Edward C. Banfield, Henry Lee Shattuck Professor of Urban Government, and James Q. Wilson, associate professor of Government, will conduct the survey for the Harvard-M.I.T. Joint Center for Urban Studies.
The survey will not study how the urban voter stands on national problems, but will seek to learn something about the nature of the city-citizen bond -- a largely unexplored question. A random sample of Boston voters will be asked what they think the city may demand of them, and what they think it owes them.
Although the precise questions will not be released until the survey is completed, they could presumably range from garbage collection to matters of school policy. However, none of the questions will deal specifically with Boston, Wilson said last week. "We will not ask people what they think of Mrs.
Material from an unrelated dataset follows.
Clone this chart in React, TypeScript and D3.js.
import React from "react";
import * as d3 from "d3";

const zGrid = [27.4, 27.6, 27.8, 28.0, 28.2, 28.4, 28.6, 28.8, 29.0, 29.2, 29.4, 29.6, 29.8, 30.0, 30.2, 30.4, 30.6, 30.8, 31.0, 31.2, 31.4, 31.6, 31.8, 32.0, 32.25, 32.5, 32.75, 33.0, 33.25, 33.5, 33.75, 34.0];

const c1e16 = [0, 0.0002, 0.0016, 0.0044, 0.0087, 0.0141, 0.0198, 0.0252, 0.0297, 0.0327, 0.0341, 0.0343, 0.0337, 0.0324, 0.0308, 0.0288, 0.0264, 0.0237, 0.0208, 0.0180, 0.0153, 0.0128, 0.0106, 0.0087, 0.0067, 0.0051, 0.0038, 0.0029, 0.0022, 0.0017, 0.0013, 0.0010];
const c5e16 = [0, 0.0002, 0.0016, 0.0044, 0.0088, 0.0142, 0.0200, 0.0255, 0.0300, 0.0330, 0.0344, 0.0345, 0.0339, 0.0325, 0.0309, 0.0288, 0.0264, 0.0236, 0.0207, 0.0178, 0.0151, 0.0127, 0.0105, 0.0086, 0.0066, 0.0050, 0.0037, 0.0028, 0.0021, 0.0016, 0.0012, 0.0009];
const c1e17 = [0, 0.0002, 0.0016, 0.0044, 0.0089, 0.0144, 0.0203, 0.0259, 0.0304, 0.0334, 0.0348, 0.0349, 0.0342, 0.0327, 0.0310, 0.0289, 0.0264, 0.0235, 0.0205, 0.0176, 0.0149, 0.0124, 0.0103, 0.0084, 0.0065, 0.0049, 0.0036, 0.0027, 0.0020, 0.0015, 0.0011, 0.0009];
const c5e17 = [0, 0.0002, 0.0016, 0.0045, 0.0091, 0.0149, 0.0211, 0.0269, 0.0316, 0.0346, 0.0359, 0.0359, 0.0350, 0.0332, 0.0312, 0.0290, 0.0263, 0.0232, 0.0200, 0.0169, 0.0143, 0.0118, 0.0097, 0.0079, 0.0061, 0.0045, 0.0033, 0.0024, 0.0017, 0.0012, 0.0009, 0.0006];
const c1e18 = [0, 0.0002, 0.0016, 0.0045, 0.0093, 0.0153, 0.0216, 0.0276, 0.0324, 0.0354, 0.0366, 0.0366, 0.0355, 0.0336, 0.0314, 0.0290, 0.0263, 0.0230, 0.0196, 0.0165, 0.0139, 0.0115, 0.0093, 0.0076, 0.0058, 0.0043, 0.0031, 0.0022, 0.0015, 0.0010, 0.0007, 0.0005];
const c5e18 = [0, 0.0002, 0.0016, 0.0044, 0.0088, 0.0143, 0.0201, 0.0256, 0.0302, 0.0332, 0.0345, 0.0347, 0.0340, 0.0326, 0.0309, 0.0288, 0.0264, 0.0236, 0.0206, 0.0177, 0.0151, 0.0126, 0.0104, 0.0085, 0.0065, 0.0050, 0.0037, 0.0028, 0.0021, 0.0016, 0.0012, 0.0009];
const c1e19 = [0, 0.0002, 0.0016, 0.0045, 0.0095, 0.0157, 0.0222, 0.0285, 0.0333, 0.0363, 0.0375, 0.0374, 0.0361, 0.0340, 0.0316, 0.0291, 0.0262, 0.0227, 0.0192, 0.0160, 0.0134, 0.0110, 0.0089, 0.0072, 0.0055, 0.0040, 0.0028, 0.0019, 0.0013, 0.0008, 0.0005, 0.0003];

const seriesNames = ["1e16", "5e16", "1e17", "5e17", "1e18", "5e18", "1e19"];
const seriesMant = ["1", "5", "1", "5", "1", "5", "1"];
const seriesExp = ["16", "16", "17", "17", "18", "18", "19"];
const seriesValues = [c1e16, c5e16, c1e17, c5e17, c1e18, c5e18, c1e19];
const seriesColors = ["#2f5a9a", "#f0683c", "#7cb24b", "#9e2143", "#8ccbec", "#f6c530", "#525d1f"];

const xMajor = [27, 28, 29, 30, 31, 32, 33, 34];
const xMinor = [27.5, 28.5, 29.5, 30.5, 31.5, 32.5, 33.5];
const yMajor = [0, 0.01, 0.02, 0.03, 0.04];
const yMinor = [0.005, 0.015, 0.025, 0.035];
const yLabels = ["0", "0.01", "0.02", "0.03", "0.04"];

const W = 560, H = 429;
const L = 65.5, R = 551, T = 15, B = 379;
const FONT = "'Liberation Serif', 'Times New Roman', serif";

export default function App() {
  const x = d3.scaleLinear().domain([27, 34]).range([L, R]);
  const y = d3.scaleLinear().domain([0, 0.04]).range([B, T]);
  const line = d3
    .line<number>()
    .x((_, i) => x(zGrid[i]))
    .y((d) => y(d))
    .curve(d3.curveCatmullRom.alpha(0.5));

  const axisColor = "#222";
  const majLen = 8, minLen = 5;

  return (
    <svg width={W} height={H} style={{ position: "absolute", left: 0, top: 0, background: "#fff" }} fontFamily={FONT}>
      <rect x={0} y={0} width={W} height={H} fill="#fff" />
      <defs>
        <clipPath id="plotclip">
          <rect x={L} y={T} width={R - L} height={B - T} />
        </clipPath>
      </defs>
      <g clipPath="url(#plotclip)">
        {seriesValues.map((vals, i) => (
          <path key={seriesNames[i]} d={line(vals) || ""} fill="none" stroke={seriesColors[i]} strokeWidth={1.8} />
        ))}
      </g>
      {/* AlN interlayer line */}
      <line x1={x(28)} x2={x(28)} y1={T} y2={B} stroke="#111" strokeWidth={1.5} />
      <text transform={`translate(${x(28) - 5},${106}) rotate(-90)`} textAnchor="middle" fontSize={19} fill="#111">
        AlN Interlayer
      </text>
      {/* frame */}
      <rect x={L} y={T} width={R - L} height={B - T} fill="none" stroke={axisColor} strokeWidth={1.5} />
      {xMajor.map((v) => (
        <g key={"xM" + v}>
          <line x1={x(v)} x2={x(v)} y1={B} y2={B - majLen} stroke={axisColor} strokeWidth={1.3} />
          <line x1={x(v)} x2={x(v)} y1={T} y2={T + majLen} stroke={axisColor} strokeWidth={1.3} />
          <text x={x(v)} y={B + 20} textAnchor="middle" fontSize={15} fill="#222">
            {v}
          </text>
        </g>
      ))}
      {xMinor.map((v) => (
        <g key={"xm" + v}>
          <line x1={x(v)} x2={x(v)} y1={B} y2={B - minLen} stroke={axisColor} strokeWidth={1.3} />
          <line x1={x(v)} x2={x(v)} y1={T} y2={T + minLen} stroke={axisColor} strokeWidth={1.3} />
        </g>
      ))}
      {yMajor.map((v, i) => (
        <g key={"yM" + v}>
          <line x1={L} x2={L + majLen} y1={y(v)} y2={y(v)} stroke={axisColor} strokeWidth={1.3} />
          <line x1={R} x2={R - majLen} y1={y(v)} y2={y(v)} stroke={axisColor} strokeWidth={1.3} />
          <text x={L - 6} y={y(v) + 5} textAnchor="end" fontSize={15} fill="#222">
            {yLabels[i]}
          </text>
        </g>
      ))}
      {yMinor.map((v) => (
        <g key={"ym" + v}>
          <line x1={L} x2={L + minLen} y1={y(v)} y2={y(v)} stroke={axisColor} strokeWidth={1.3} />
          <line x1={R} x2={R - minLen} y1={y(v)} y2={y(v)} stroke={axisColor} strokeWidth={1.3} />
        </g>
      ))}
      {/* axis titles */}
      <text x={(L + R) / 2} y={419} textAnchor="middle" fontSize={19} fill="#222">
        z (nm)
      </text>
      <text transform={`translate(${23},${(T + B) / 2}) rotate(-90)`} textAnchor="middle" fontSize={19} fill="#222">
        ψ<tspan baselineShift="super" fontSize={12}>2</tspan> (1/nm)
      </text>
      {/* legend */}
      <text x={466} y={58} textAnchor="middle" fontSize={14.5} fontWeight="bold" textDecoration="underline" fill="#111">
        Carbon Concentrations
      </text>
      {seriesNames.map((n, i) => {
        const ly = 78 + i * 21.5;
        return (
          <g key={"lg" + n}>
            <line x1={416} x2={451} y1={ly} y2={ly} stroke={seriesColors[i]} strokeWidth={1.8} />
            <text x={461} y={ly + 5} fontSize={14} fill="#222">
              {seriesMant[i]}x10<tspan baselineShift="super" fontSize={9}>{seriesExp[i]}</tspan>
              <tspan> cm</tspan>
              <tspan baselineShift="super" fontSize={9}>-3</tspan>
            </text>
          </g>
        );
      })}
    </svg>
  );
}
Hicks (controversial member of Boston's School Committee's)," he added.
Some eight Harvard students and a team of professional interviewers from the Community Research Project of Boston will conduct the interviews in several hundred Boston homes this summer.
One portion of the people to be interviewed was selected in a totally random fashion -- any Boston voter having as much chance of being chosen as any other. The remainder was chosen randomly from certain designated neighborhoods, in order to over-represent minority groups. If this were not done, Wilson said, minorities would be represented in numbers too small to be meaningful.
Also Detroit
Part of the Boston questionnaire is being administered in Detroit this summer, under the supervision of the University of Michigan. Twenty years ago in Detroit, a survey something like the Boston study was conducted, but "not with our questions," Wilson said.
Answers to the 54-page questionnaire will be analyzed this fall, and the results will be presented in a paper. Eventually, Wilson hopes, a book may be written on the study.